In more brash terms, Lee outlined what he called a “new conservative reform agenda,” citing policy ideas from a rising generation of leaders, including Senator Ted Cruz of Texas. He said the economic inequality Obama spoke of was the result of a government that “takes rights and opportunities away from the American people and gives them instead to politicians, bureaucrats and special interests.”

But rather than seek to build GOP support, Lee chastised his own party, targeting his words to “those Americans who may feel they have been forgotten by both political parties. . . . To be fair, President Obama and his party did not create all of these problems. The Republican establishment in Washington can be just as out of touch as the Democratic establishment.”

In addition to Republican disunity, the multiplicity of responses was a byproduct of fast-growing social media platforms, which have opened new venues for old-fashioned political egos and allowed lawmakers to easily and cheaply circulate their opinions.

In the past, if more conservative Republicans wanted to get their own message out, they had to purchase 60 seconds of air time on television networks. On Tuesday, Paul simply had to record some remarks at the Senate’s recording studio and have a staffer upload it to YouTube. The Tea Party Express streamed Lee’s address, delivered at the National Press Club, through its website, which also served as a way to collect email addresses from potential contributors.

Obama may have helped spawn the trend in 2008, when he — as a tech-savvy presidential candidate — released his own personal response to George W. Bush’s final State of the Union address.

No matter how it’s done, staging a response that can compete with the pomp of a presidential address to Congress is always an impossible task for the party out of power — the political equivalent of watching a Super Bowl champion crowned at midfield, then cutting to the loser’s locker room to hear from the other team’s coach.

In recent years, Republican responses have been noted more for glitches and mishaps than for what was said. Remember Michele Bachmann’s looking into the wrong camera in 2011 when she delivered the Tea Party Express response? Marco Rubio’s awkward reach for a bottle of Poland Spring water last year?

The potential for an embarrassing viral moment like Rubio’s hasn’t dimmed other politicians’ interest in attempting to grab a bit of the spotlight, however. Although the Republican Party has complained that the Tea Party response overshadows their primary messenger, the GOP this year set up stations at the Capitol for rank-and-file members to record short video responses after the speech that can be posted to Vine, a Twitter-owned mobile app.

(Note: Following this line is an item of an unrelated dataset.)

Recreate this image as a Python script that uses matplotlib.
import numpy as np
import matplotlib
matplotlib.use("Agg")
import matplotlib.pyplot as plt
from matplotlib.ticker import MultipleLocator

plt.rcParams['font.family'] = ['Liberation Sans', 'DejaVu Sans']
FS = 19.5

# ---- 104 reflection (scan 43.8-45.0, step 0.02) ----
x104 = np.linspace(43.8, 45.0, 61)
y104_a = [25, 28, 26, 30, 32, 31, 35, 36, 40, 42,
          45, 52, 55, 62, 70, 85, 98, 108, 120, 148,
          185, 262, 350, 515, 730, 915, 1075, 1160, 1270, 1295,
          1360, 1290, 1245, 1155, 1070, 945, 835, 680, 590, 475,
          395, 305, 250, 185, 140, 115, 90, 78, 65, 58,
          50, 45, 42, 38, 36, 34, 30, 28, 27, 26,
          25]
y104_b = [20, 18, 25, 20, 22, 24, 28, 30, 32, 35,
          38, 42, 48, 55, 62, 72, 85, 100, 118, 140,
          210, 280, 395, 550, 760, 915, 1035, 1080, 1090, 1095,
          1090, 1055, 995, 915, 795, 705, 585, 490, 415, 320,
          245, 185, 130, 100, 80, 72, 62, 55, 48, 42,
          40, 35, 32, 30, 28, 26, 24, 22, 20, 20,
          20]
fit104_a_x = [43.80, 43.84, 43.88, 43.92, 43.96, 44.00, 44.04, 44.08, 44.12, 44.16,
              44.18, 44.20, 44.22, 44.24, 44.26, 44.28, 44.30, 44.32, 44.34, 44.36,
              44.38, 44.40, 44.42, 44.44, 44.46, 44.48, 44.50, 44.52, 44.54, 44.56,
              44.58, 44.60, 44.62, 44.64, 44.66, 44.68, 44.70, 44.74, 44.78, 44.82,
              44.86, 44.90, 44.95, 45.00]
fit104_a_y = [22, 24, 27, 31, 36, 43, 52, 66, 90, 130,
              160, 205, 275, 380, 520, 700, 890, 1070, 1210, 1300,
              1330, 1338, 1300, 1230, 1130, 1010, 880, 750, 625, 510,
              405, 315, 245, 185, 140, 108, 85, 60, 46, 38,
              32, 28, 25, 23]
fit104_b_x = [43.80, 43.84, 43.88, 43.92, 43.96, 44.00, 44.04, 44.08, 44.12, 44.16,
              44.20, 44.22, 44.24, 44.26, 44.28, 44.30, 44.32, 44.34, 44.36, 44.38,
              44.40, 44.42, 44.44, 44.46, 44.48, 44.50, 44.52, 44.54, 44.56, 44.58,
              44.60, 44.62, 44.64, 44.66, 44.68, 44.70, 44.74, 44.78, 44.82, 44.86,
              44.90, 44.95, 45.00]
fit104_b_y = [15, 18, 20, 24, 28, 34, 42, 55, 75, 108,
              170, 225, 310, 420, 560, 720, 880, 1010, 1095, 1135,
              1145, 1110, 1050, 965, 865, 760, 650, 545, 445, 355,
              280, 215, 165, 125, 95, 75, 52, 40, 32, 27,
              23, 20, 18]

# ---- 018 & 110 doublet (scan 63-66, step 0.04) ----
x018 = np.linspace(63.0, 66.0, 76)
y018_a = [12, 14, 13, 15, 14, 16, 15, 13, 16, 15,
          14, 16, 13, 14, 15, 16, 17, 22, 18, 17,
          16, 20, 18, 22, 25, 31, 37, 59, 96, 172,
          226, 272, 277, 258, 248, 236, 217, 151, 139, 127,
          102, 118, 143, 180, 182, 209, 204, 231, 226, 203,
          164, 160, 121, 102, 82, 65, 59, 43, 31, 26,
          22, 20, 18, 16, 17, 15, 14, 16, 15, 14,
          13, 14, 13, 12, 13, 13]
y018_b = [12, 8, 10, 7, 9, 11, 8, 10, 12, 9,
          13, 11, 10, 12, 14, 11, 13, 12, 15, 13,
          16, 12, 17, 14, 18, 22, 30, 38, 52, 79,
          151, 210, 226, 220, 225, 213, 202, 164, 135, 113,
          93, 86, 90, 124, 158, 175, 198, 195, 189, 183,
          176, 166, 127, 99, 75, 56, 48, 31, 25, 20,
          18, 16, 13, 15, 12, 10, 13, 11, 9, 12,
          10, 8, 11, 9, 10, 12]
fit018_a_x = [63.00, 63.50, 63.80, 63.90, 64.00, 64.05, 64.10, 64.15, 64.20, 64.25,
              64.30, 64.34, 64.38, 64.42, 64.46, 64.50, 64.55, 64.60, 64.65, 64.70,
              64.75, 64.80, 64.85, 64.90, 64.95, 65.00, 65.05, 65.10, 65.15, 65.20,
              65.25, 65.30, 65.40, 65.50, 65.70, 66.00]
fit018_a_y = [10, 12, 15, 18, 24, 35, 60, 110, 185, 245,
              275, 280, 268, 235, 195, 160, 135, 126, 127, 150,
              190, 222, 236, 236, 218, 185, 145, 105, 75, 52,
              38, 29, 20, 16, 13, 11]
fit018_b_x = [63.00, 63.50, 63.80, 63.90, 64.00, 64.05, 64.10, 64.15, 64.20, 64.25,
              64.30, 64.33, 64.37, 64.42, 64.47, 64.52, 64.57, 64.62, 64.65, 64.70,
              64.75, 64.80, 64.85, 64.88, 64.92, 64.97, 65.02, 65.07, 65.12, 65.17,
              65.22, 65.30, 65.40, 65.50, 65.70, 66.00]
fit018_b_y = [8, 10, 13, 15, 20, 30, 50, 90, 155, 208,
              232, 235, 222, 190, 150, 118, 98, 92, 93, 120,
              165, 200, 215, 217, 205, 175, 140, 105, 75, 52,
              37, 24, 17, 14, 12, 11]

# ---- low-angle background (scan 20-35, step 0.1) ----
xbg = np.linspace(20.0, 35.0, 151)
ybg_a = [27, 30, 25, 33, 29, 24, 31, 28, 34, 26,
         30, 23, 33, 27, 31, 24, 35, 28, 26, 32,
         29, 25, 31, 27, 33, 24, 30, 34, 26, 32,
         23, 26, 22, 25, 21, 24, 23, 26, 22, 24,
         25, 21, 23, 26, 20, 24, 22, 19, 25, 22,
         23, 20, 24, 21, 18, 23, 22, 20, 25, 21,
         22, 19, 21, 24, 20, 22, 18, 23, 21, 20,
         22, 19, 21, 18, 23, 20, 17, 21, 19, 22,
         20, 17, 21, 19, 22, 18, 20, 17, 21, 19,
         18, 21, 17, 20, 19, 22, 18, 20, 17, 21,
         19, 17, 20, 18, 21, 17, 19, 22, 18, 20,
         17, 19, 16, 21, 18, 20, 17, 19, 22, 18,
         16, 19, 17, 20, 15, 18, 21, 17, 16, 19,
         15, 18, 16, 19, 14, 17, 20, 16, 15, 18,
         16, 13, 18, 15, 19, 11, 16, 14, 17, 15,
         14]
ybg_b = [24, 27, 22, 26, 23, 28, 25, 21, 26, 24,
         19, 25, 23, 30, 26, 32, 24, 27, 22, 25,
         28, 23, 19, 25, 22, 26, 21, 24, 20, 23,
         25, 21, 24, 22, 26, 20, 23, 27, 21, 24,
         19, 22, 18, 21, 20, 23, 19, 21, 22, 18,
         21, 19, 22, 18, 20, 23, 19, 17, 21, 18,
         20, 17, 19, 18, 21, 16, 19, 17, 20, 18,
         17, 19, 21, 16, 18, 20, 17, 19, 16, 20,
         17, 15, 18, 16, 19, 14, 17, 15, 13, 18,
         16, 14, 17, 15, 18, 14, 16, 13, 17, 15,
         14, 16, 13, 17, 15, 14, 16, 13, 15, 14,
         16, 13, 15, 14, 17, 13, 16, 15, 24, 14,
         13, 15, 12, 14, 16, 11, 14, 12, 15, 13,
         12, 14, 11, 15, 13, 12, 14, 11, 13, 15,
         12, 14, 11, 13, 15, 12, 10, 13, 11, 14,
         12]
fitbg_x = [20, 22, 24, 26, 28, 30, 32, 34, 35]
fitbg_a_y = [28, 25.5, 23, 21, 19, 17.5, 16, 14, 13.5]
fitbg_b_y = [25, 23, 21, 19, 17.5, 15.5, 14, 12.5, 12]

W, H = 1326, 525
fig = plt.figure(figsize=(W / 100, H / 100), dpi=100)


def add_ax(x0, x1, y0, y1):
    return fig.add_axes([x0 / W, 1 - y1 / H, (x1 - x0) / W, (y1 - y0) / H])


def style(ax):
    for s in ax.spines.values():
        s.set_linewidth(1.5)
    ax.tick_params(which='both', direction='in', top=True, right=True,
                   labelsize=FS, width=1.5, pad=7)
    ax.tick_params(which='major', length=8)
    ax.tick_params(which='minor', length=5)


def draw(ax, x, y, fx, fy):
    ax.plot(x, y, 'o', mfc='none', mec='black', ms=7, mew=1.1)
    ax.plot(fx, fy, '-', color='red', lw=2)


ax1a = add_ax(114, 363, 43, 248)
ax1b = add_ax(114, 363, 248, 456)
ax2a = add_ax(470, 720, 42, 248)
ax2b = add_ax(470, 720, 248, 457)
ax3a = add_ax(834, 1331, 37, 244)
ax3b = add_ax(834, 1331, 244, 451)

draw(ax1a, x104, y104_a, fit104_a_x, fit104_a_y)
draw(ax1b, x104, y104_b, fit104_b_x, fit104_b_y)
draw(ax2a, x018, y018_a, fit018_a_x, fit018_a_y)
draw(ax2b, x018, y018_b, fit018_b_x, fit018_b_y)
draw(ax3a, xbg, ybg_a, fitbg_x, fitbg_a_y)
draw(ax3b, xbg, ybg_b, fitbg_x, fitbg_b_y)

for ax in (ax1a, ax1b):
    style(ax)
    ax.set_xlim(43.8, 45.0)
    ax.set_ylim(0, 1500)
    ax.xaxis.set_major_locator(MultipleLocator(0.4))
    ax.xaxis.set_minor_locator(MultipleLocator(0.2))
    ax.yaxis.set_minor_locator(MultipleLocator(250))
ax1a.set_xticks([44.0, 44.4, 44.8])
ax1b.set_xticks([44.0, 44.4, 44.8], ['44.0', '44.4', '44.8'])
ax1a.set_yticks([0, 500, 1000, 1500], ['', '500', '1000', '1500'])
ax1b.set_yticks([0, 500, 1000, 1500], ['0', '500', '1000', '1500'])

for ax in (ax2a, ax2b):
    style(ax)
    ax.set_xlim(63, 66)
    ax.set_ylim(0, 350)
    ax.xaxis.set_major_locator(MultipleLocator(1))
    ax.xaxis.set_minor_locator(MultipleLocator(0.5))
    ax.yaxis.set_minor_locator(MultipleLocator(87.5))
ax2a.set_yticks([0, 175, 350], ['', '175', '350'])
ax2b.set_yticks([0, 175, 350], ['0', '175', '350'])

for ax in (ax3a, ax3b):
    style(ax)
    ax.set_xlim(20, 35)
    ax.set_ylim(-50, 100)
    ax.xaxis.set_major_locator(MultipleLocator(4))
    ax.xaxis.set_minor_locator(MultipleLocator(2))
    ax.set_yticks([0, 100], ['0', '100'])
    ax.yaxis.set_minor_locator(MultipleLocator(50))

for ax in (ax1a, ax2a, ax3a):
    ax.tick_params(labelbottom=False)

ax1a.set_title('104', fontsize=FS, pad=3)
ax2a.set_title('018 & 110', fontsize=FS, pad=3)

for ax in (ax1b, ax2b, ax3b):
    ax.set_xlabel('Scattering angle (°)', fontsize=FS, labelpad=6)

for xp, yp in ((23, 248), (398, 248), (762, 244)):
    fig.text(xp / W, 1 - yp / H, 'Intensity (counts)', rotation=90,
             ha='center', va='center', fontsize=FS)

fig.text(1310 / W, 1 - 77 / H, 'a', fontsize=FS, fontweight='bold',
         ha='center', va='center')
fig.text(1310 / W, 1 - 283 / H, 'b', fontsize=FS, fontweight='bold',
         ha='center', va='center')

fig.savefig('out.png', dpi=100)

On the Democratic side, former U.S. Rep. Gabby Giffords (D-AZ) purchased TV air time during this year’s speech coverage to highlight her personal campaign for stricter gun laws.

When asked if the official rebuttal speech has outlived its usefulness, Virginia Senator Tim Kaine, a Democrat, who delivered the Democrats’ 2006 response to Bush, joked, “I think people question whether the State of the Union and the response has outlived its usefulness. You can make an argument either way.”